Repeat exactly the lines running from the first line of the data to the line containing "(start.center) ellipse [x radius=62pt, y radius=18.5pt];", both ends included, and nothing else; drop the pictures.

**Data segment:**
•••••

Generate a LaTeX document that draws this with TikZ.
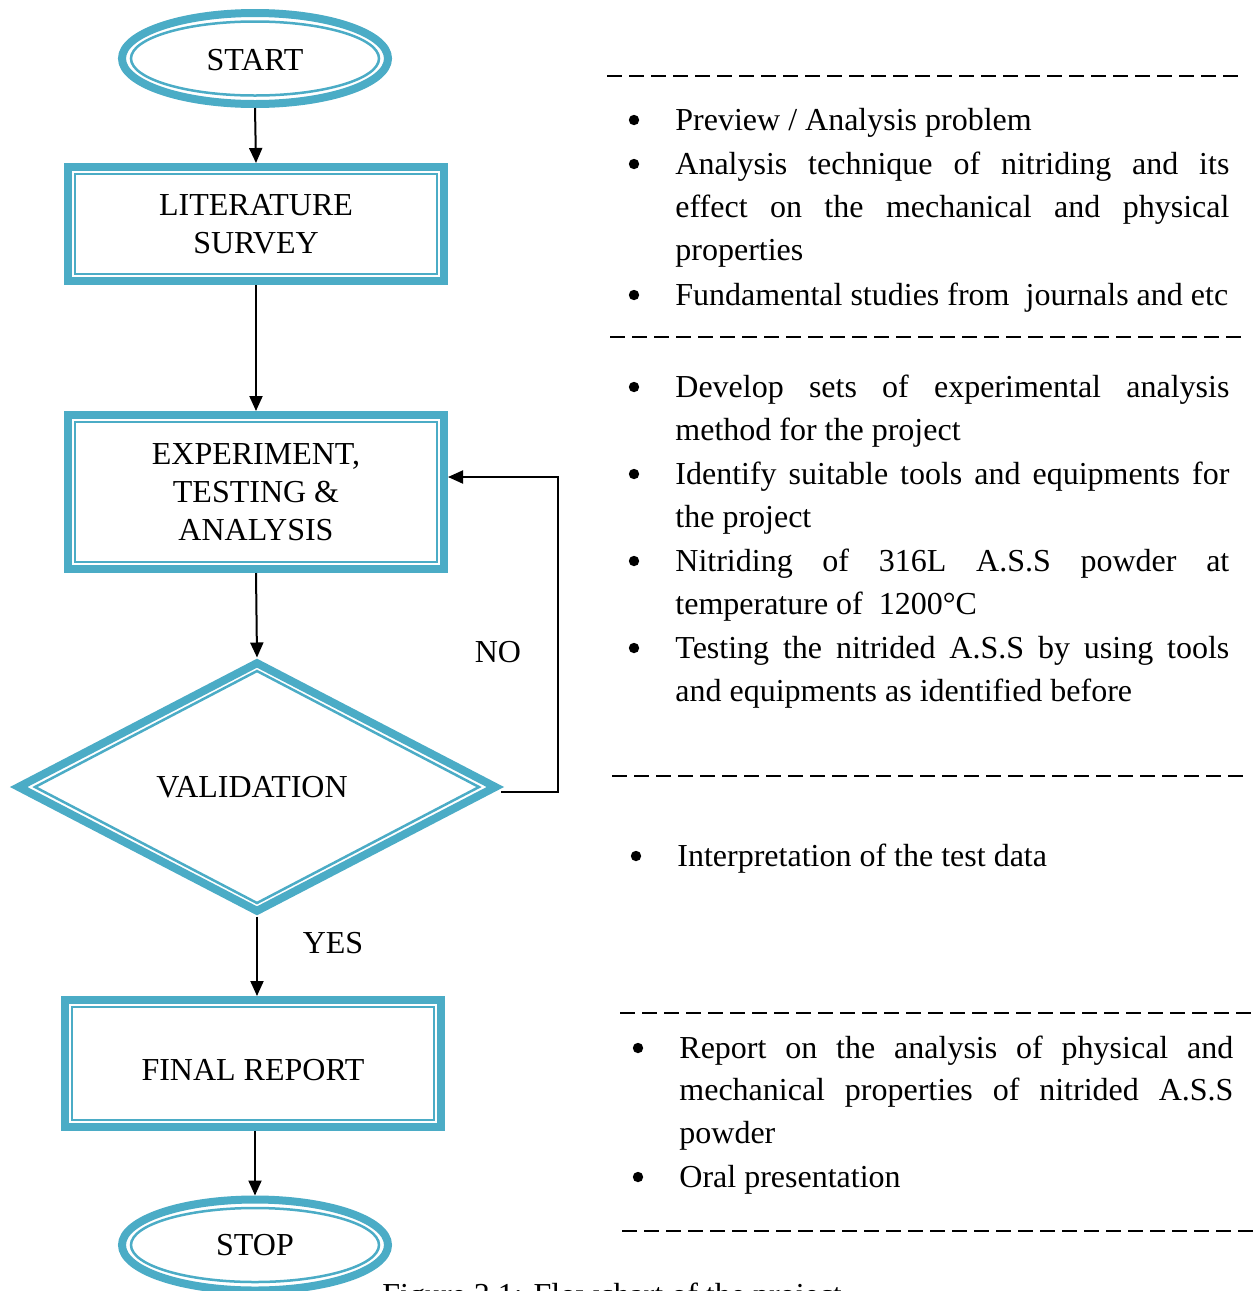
\documentclass[tikz,border=0pt]{standalone}
\usepackage{fontspec}
\setmainfont{Liberation Serif}
\usetikzlibrary{shapes.geometric,arrows.meta}
\definecolor{aqua}{HTML}{4BACC6}
\begin{document}
\begin{tikzpicture}[x=0.5pt,y=-0.5pt,
  every node/.style={font=\fontsize{16}{19}\selectfont, inner sep=0pt},
  band/.style={draw=aqua, line width=4pt, fill=white},
  thinband/.style={draw=aqua, line width=1.25pt},
  termbox/.style={band, ellipse, minimum width=133pt, minimum height=45.5pt},
  procbox/.style={band, rectangle, minimum width=188pt, align=center},
  decbox/.style={band, diamond, minimum width=240pt, minimum height=125.5pt},
  flow/.style={draw=black, line width=1pt, -{Triangle[length=7.5pt,width=6.5pt]}},
  dashsep/.style={draw=black, line width=1.3pt, dash pattern=on 7.5pt off 3.5pt},
  bul/.style={circle, fill=black, minimum size=5.2pt},
  item/.style={anchor=base west},
]
\useasboundingbox (0,0) rectangle (1259,1291);
\clip (0,0) rectangle (1259,1291);
\fill[white] (0,0) rectangle (1259,1291);

% ---- flowchart shapes ----
\node[termbox, text height=12pt, text depth=0pt] (start) at (255,58.5) {START};
\draw[thinband] (start.center) ellipse [x radius=62pt, y radius=18.5pt];

\node[procbox, minimum height=57pt] (lit) at (256,224) {LITERATURE\\SURVEY};
\draw[thinband] ([shift={(11,11)}]lit.north west) rectangle ([shift={(-11,-11)}]lit.south east);

\node[procbox, minimum height=77pt] (exp) at (256,492) {EXPERIMENT,\\TESTING \&\\ANALYSIS};
\draw[thinband] ([shift={(11,11)}]exp.north west) rectangle ([shift={(-11,-11)}]exp.south east);

\node[decbox] (val) at (257,787) {\hspace*{-5pt}VALIDATION};
\draw[thinband] ([xshift=-111pt]val.center) -- ([yshift=58pt]val.center)
  -- ([xshift=111pt]val.center) -- ([yshift=-58pt]val.center) -- cycle;

\node[procbox, minimum height=63.5pt, text height=17pt, text depth=0pt] (final) at (253,1063.5) {FINAL REPORT};
\draw[thinband] ([shift={(11,11)}]final.north west) rectangle ([shift={(-11,-11)}]final.south east);

\node[termbox] (stop) at (255,1245) {STOP};
\draw[thinband] (stop.center) ellipse [x radius=62pt, y radius=18.5pt];

% ---- connectors ----
\draw[flow] (start.south) -- (lit.north);
\draw[flow] (lit.south) -- (exp.north);
\draw[flow] (exp.south) -- (val.north);
\draw[flow] ([yshift=-2.5pt]val.east) -- ++(57,0) |- ([yshift=7.5pt]exp.east);
\draw[flow] (val.south) -- (val.south |- final.north);
\draw[flow] (final.south -| stop.north) -- (stop.north);

\node (no) at (498,652) {NO};
\node (yes) at (333,943) {YES};

% ---- separators ----
\draw[dashsep] (607,76) -- (1240,76);
\draw[dashsep] (610,337) -- (1243,337);
\draw[dashsep] (612,776) -- (1245,776);
\draw[dashsep] (620,1013) -- (1251,1013);
\draw[dashsep] (622,1231) -- (1255,1231);

% ---- block 1 ----
\node[bul] (u1) at (634,120) {};
\node[item] (t1) at (675,130) {Preview / Analysis problem};
\node[bul] (u2) at (634,164) {};
\node[item] (t2) at (675,174) {\makebox[277pt][s]{Analysis technique of nitriding and its}};
\node[item] (t3) at (675,217) {\makebox[277pt][s]{effect on the mechanical and physical}};
\node[item] (t4) at (675,260) {properties};
\node[bul] (u3) at (634,295) {};
\node[item] (t5) at (675,305) {Fundamental studies from\ \ journals and etc};

% ---- block 2 ----
\node[bul] (u4) at (634,387) {};
\node[item] (t6) at (675,397) {\makebox[277pt][s]{Develop sets of experimental analysis}};
\node[item] (t7) at (675,440) {method for the project};
\node[bul] (u5) at (634,474) {};
\node[item] (t8) at (675,484) {\makebox[277pt][s]{Identify suitable tools and equipments for}};
\node[item] (t9) at (675,527) {the project};
\node[bul] (u6) at (634,561) {};
\node[item] (t10) at (675,571) {\makebox[277pt][s]{Nitriding of 316L A.S.S powder at}};
\node[item] (t11) at (675,614) {temperature of\ \ 1200°C};
\node[bul] (u7) at (634,648) {};
\node[item] (t12) at (675,658) {\makebox[277pt][s]{Testing the nitrided A.S.S by using tools}};
\node[item] (t13) at (675,701) {and equipments as identified before};

% ---- block 3 ----
\node[bul] (u8) at (636,856) {};
\node[item] (t14) at (677,866) {Interpretation of the test data};

% ---- block 4 ----
\node[bul] (u9) at (638,1048) {};
\node[item] (t15) at (679,1058) {\makebox[277pt][s]{Report on the analysis of physical and}};
\node[item] (t16) at (679,1100) {\makebox[277pt][s]{mechanical properties of nitrided A.S.S}};
\node[item] (t17) at (679,1143) {powder};
\node[bul] (u10) at (638,1177) {};
\node[item] (t18) at (679,1187) {Oral presentation};

% ---- caption (cut off at the bottom edge, as in the reference) ----
\node[anchor=base west] (cap) at (382,1305) {Figure 3.1: Flowchart of the project};
\end{tikzpicture}
\end{document}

•••••

**Output:**
Generate a LaTeX document that draws this with TikZ.
\documentclass[tikz,border=0pt]{standalone}
\usepackage{fontspec}
\setmainfont{Liberation Serif}
\usetikzlibrary{shapes.geometric,arrows.meta}
\definecolor{aqua}{HTML}{4BACC6}
\begin{document}
\begin{tikzpicture}[x=0.5pt,y=-0.5pt,
  every node/.style={font=\fontsize{16}{19}\selectfont, inner sep=0pt},
  band/.style={draw=aqua, line width=4pt, fill=white},
  thinband/.style={draw=aqua, line width=1.25pt},
  termbox/.style={band, ellipse, minimum width=133pt, minimum height=45.5pt},
  procbox/.style={band, rectangle, minimum width=188pt, align=center},
  decbox/.style={band, diamond, minimum width=240pt, minimum height=125.5pt},
  flow/.style={draw=black, line width=1pt, -{Triangle[length=7.5pt,width=6.5pt]}},
  dashsep/.style={draw=black, line width=1.3pt, dash pattern=on 7.5pt off 3.5pt},
  bul/.style={circle, fill=black, minimum size=5.2pt},
  item/.style={anchor=base west},
]
\useasboundingbox (0,0) rectangle (1259,1291);
\clip (0,0) rectangle (1259,1291);
\fill[white] (0,0) rectangle (1259,1291);

% ---- flowchart shapes ----
\node[termbox, text height=12pt, text depth=0pt] (start) at (255,58.5) {START};
\draw[thinband] (start.center) ellipse [x radius=62pt, y radius=18.5pt];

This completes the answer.